Exercise instructions:
Set the data down again, exactly as it reads, but without the pictures.

Information shown:
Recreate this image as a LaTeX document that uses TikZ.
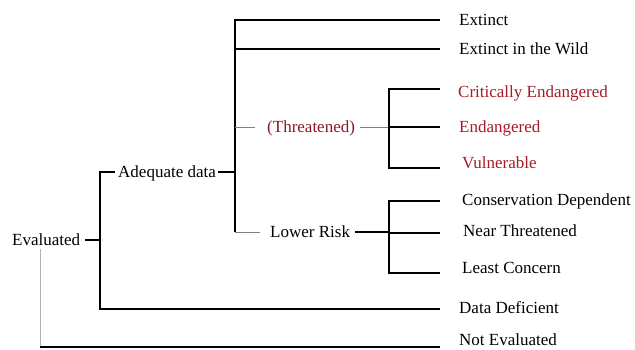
\documentclass[tikz,border=0pt]{standalone}
\usepackage{fontspec}
\setmainfont{Liberation Serif}
\definecolor{thrred}{RGB}{140,22,38}
\definecolor{catred}{RGB}{165,26,38}

\begin{document}
\begin{tikzpicture}[x=1pt,y=1pt]
\tikzstyle{every node}+=[inner sep=0pt, anchor=west, text height=11.3pt, text depth=0pt, font=\fontsize{17}{20}\selectfont]
\tikzstyle{br}=[black, line width=1.2pt]
\tikzstyle{tw}=[gray, line width=0.9pt]
\useasboundingbox (0,0) rectangle (635,-349);
% bus lines and line ends
\coordinate (b0) at (40,0);
\coordinate (b1) at (100,0);
\coordinate (b2) at (235,0);
\coordinate (b3) at (389,0);
\coordinate (exE) at (440,-20);
\coordinate (ewE) at (440,-49);
\coordinate (crE) at (440,-89);
\coordinate (enE) at (440,-127);
\coordinate (vuE) at (440,-168);
\coordinate (cdE) at (440,-201);
\coordinate (ntE) at (440,-233);
\coordinate (lcE) at (440,-273);
\coordinate (ddE) at (440,-309);
\coordinate (neE) at (440,-347);
% inner labels
\node (ev) at (12,-240) {Evaluated};
\node (adq) at (118,-172) {Adequate data};
\node[text=thrred] (thr) at (267,-127) {(Threatened)};
\node (lr) at (270,-232) {Lower Risk};
% leaves
\node (ex) at (459,-20) {Extinct};
\node (ew) at (459,-49) {Extinct in the Wild};
\node[text=catred] (cr) at (458,-92) {Critically Endangered};
\node[text=catred] (en) at (459,-127) {Endangered};
\node[text=catred] (vu) at (462,-163) {Vulnerable};
\node (cd) at (462,-200) {Conservation Dependent};
\node (nt) at (463,-231) {Near Threatened};
\node (lc) at (462,-268) {Least Concern};
\node (dd) at (459,-308) {Data Deficient};
\node (ne) at (459,-340) {Not Evaluated};
% evaluated
\draw[br] ([xshift=5pt]ev.east) -- (ev.east -| b1);
\draw[gray!60, line width=0.9pt] ([yshift=-3pt]ev.south -| b0) -- (b0 |- neE);
\draw[br] (b0 |- neE) -- (neE);
% adequate data
\draw[br] ([xshift=-3pt]adq.west) -- (adq.west -| b1) |- (ddE);
\draw[br] ([xshift=2pt]adq.east) -- (adq.east -| b2);
\draw[br] (exE) -| (lr.west -| b2);
\draw[br] (b2 |- ewE) -- (ewE);
% threatened
\draw[tw] (b2 |- thr.west) -- ([xshift=-12pt]thr.west);
\draw[tw] ([xshift=5pt]thr.east) -- (thr.east -| b3);
\draw[br] (crE) -| (b3 |- vuE) -- (vuE);
\draw[br] (b3 |- enE) -- (enE);
% lower risk
\draw[tw] (b2 |- lr.west) -- ([xshift=-10pt]lr.west);
\draw[br] ([xshift=5pt]lr.east) -- (lr.east -| b3);
\draw[br] (cdE) -| (b3 |- lcE) -- (lcE);
\draw[br] (b3 |- ntE) -- (ntE);
\end{tikzpicture}
\end{document}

Result for this exercise:
Recreate this image as a LaTeX document that uses TikZ.
\documentclass[tikz,border=0pt]{standalone}
\usepackage{fontspec}
\setmainfont{Liberation Serif}
\definecolor{thrred}{RGB}{140,22,38}
\definecolor{catred}{RGB}{165,26,38}

\begin{document}
\begin{tikzpicture}[x=1pt,y=1pt]
\tikzstyle{every node}+=[inner sep=0pt, anchor=west, text height=11.3pt, text depth=0pt, font=\fontsize{17}{20}\selectfont]
\tikzstyle{br}=[black, line width=1.2pt]
\tikzstyle{tw}=[gray, line width=0.9pt]
\useasboundingbox (0,0) rectangle (635,-349);
% bus lines and line ends
\coordinate (b0) at (40,0);
\coordinate (b1) at (100,0);
\coordinate (b2) at (235,0);
\coordinate (b3) at (389,0);
\coordinate (exE) at (440,-20);
\coordinate (ewE) at (440,-49);
\coordinate (crE) at (440,-89);
\coordinate (enE) at (440,-127);
\coordinate (vuE) at (440,-168);
\coordinate (cdE) at (440,-201);
\coordinate (ntE) at (440,-233);
\coordinate (lcE) at (440,-273);
\coordinate (ddE) at (440,-309);
\coordinate (neE) at (440,-347);
% inner labels
\node (ev) at (12,-240) {Evaluated};
\node (adq) at (118,-172) {Adequate data};
\node[text=thrred] (thr) at (267,-127) {(Threatened)};
\node (lr) at (270,-232) {Lower Risk};
% leaves
\node (ex) at (459,-20) {Extinct};
\node (ew) at (459,-49) {Extinct in the Wild};
\node[text=catred] (cr) at (458,-92) {Critically Endangered};
\node[text=catred] (en) at (459,-127) {Endangered};
\node[text=catred] (vu) at (462,-163) {Vulnerable};
\node (cd) at (462,-200) {Conservation Dependent};
\node (nt) at (463,-231) {Near Threatened};
\node (lc) at (462,-268) {Least Concern};
\node (dd) at (459,-308) {Data Deficient};
\node (ne) at (459,-340) {Not Evaluated};
% evaluated
\draw[br] ([xshift=5pt]ev.east) -- (ev.east -| b1);
\draw[gray!60, line width=0.9pt] ([yshift=-3pt]ev.south -| b0) -- (b0 |- neE);
\draw[br] (b0 |- neE) -- (neE);
% adequate data
\draw[br] ([xshift=-3pt]adq.west) -- (adq.west -| b1) |- (ddE);
\draw[br] ([xshift=2pt]adq.east) -- (adq.east -| b2);
\draw[br] (exE) -| (lr.west -| b2);
\draw[br] (b2 |- ewE) -- (ewE);
% threatened
\draw[tw] (b2 |- thr.west) -- ([xshift=-12pt]thr.west);
\draw[tw] ([xshift=5pt]thr.east) -- (thr.east -| b3);
\draw[br] (crE) -| (b3 |- vuE) -- (vuE);
\draw[br] (b3 |- enE) -- (enE);
% lower risk
\draw[tw] (b2 |- lr.west) -- ([xshift=-10pt]lr.west);
\draw[br] ([xshift=5pt]lr.east) -- (lr.east -| b3);
\draw[br] (cdE) -| (b3 |- lcE) -- (lcE);
\draw[br] (b3 |- ntE) -- (ntE);
\end{tikzpicture}
\end{document}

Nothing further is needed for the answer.